(PROBLEM):
Everything in the listing below from the line containing "Give me the" through the line containing "const data = categories.map((name, i)" should be repeated exactly; leave out every other line.

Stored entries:
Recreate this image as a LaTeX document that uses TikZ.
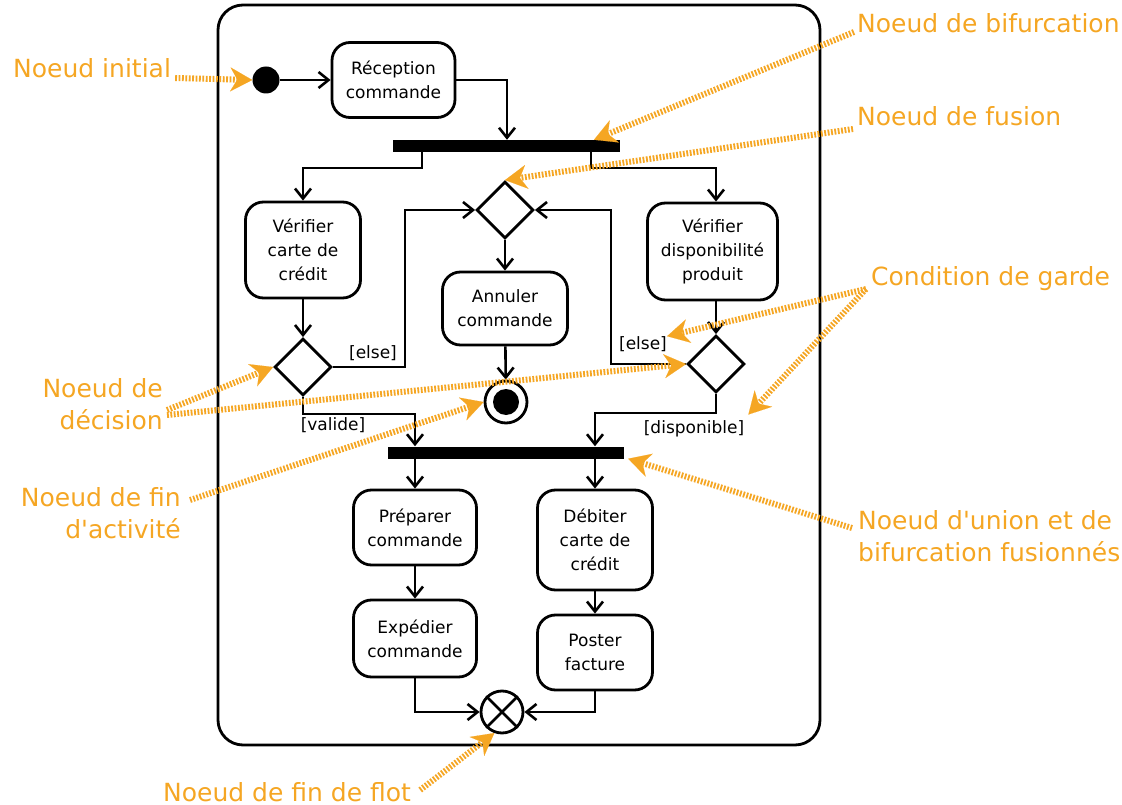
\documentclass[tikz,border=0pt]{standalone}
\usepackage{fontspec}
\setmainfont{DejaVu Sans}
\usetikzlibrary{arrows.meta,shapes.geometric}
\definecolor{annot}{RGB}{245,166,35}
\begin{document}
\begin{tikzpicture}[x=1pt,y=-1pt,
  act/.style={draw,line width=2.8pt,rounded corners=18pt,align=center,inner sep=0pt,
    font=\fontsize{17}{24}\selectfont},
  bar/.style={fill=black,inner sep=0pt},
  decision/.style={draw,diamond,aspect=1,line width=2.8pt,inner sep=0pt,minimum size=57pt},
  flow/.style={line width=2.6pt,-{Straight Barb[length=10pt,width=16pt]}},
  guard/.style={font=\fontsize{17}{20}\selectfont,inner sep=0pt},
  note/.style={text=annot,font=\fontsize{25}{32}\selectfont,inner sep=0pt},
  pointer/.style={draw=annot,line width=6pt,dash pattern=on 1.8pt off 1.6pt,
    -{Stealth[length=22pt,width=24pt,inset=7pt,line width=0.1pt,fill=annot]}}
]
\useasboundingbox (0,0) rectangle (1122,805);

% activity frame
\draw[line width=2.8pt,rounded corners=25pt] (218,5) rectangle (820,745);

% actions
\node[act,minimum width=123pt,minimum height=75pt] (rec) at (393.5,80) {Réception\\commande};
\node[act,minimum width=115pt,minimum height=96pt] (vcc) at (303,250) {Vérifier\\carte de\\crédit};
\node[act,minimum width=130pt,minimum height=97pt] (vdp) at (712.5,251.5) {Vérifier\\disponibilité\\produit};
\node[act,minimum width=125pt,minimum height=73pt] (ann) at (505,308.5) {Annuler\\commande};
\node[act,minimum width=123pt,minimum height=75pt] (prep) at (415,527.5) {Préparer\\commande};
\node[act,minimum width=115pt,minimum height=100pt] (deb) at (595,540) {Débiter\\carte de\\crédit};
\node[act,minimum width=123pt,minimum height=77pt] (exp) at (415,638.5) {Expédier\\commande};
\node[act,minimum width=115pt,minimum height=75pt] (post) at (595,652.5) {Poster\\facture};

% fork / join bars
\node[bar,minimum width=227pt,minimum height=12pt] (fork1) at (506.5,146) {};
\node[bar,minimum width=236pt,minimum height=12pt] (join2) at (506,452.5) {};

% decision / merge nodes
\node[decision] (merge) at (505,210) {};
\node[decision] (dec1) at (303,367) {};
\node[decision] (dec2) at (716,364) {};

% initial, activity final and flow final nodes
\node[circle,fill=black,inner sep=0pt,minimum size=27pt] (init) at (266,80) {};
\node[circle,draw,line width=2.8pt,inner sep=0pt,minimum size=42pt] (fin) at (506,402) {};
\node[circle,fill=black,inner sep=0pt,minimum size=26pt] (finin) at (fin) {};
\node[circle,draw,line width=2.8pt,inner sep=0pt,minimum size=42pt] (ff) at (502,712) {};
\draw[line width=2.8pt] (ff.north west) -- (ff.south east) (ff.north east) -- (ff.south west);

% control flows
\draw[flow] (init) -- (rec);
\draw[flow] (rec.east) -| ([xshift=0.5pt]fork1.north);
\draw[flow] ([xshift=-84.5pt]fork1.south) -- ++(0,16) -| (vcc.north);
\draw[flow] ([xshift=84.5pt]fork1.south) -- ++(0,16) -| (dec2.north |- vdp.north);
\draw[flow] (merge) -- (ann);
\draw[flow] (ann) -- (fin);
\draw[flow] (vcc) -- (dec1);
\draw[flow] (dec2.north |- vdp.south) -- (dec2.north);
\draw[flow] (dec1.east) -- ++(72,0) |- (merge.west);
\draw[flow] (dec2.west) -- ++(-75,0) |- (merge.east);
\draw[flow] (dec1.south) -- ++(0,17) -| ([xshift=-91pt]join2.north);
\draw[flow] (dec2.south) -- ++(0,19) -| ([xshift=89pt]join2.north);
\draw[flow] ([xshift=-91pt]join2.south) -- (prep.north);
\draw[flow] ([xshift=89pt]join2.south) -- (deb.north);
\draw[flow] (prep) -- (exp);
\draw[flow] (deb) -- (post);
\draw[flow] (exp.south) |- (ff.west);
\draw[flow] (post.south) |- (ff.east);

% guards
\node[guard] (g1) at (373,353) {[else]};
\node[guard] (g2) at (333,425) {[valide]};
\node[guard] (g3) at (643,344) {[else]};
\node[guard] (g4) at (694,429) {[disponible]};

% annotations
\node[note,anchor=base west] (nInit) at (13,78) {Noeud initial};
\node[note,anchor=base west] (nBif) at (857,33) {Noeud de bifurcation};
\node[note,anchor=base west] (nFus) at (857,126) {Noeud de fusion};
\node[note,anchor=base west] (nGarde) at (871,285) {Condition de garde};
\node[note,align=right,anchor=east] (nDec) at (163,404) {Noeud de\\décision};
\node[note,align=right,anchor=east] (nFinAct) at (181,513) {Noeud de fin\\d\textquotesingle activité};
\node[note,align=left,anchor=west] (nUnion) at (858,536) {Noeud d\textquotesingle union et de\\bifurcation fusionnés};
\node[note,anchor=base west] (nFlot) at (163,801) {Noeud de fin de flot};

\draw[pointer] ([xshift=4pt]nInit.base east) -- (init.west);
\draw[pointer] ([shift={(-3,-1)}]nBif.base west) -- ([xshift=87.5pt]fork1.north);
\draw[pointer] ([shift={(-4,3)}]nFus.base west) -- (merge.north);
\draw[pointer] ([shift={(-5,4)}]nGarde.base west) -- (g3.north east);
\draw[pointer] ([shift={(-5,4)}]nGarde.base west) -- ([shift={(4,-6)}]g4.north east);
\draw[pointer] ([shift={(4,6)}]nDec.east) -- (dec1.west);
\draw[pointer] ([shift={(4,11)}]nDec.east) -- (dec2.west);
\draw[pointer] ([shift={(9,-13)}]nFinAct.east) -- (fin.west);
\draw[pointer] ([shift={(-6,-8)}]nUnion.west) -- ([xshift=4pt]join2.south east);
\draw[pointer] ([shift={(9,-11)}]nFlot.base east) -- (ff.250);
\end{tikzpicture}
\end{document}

--

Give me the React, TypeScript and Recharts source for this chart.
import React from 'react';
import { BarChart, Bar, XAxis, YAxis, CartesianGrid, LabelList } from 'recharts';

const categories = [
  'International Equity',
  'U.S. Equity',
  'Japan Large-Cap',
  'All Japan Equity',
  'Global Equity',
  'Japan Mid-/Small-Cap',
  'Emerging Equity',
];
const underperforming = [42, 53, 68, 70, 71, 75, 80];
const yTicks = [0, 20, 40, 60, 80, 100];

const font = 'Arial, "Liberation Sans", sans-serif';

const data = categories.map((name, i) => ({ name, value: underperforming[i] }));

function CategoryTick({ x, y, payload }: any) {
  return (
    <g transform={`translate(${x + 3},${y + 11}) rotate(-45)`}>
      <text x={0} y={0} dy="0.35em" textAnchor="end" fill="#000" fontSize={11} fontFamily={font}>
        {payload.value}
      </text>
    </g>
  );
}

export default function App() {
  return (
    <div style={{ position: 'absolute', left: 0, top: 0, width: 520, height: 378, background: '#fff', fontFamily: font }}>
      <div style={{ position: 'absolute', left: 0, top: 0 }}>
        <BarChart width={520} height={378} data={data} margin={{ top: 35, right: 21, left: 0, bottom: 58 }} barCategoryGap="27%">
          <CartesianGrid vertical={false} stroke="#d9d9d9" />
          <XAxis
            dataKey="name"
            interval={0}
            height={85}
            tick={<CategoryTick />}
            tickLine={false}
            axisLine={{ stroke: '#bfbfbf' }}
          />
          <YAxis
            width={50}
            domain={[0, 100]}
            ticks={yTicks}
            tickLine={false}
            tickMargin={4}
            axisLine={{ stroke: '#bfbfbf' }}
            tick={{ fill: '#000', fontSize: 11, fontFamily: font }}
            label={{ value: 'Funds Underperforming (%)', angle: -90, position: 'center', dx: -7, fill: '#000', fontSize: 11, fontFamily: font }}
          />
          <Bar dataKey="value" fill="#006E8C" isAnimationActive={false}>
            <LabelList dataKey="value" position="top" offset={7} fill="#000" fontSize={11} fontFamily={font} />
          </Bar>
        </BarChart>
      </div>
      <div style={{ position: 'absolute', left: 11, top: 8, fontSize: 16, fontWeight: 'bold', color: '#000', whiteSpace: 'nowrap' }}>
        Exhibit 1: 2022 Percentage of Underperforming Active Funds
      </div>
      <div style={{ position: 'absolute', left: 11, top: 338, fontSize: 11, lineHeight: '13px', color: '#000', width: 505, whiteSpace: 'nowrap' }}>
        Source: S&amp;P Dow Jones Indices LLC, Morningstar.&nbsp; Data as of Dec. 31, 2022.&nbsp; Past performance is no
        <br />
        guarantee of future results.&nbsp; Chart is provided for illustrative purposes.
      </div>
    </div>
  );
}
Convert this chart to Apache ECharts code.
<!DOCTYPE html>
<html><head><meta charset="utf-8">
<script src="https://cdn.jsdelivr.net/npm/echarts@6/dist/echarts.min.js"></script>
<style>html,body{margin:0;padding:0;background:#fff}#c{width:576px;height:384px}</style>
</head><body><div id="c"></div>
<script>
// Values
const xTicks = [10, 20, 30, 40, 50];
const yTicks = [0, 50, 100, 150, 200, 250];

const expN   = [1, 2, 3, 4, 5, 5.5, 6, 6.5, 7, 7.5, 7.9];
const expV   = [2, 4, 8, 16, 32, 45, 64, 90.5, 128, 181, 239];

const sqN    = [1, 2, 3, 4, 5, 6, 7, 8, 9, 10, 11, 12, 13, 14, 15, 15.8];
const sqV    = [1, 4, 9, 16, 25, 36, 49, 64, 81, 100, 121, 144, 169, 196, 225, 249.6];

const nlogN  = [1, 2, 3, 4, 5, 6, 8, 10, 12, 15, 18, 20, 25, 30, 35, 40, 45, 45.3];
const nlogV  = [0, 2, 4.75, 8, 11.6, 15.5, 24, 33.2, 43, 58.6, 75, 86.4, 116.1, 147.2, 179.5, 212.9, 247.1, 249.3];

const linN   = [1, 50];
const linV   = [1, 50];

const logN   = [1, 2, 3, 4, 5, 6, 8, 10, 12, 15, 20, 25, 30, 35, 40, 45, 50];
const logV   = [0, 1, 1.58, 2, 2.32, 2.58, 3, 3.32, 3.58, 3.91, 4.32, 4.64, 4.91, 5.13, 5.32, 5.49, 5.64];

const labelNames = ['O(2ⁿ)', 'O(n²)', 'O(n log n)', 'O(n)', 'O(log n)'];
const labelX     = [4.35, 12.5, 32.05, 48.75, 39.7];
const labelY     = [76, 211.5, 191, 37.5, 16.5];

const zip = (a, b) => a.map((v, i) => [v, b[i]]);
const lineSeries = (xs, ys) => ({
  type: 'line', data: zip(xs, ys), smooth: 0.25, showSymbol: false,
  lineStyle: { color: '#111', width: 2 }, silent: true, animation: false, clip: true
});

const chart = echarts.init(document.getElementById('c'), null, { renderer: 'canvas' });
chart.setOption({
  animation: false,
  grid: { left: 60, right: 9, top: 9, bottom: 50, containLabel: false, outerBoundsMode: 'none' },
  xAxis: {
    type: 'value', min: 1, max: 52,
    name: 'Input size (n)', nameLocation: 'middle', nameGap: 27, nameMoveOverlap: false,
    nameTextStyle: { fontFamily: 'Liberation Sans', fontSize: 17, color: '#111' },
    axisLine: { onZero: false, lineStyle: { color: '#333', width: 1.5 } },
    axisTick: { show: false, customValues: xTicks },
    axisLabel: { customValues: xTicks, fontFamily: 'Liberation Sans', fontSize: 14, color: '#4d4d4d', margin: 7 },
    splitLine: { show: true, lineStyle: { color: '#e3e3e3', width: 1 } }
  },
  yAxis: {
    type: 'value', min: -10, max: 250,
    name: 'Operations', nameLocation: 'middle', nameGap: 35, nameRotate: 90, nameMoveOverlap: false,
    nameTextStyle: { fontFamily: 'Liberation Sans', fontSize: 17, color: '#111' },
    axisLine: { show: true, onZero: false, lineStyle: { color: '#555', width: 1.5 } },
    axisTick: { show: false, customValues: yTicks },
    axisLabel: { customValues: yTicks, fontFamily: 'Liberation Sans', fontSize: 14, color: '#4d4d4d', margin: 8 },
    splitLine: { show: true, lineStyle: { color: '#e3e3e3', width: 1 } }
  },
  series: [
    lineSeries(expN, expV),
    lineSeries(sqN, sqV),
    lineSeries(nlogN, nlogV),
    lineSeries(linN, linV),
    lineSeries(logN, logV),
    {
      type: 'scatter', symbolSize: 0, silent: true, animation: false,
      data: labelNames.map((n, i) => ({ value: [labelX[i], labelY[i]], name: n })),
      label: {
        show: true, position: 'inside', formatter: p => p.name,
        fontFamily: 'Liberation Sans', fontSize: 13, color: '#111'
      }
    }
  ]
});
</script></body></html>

(WRITTEN SOLUTION):
Give me the React, TypeScript and Recharts source for this chart.
import React from 'react';
import { BarChart, Bar, XAxis, YAxis, CartesianGrid, LabelList } from 'recharts';

const categories = [
  'International Equity',
  'U.S. Equity',
  'Japan Large-Cap',
  'All Japan Equity',
  'Global Equity',
  'Japan Mid-/Small-Cap',
  'Emerging Equity',
];
const underperforming = [42, 53, 68, 70, 71, 75, 80];
const yTicks = [0, 20, 40, 60, 80, 100];

const font = 'Arial, "Liberation Sans", sans-serif';

const data = categories.map((name, i) => ({ name, value: underperforming[i] }));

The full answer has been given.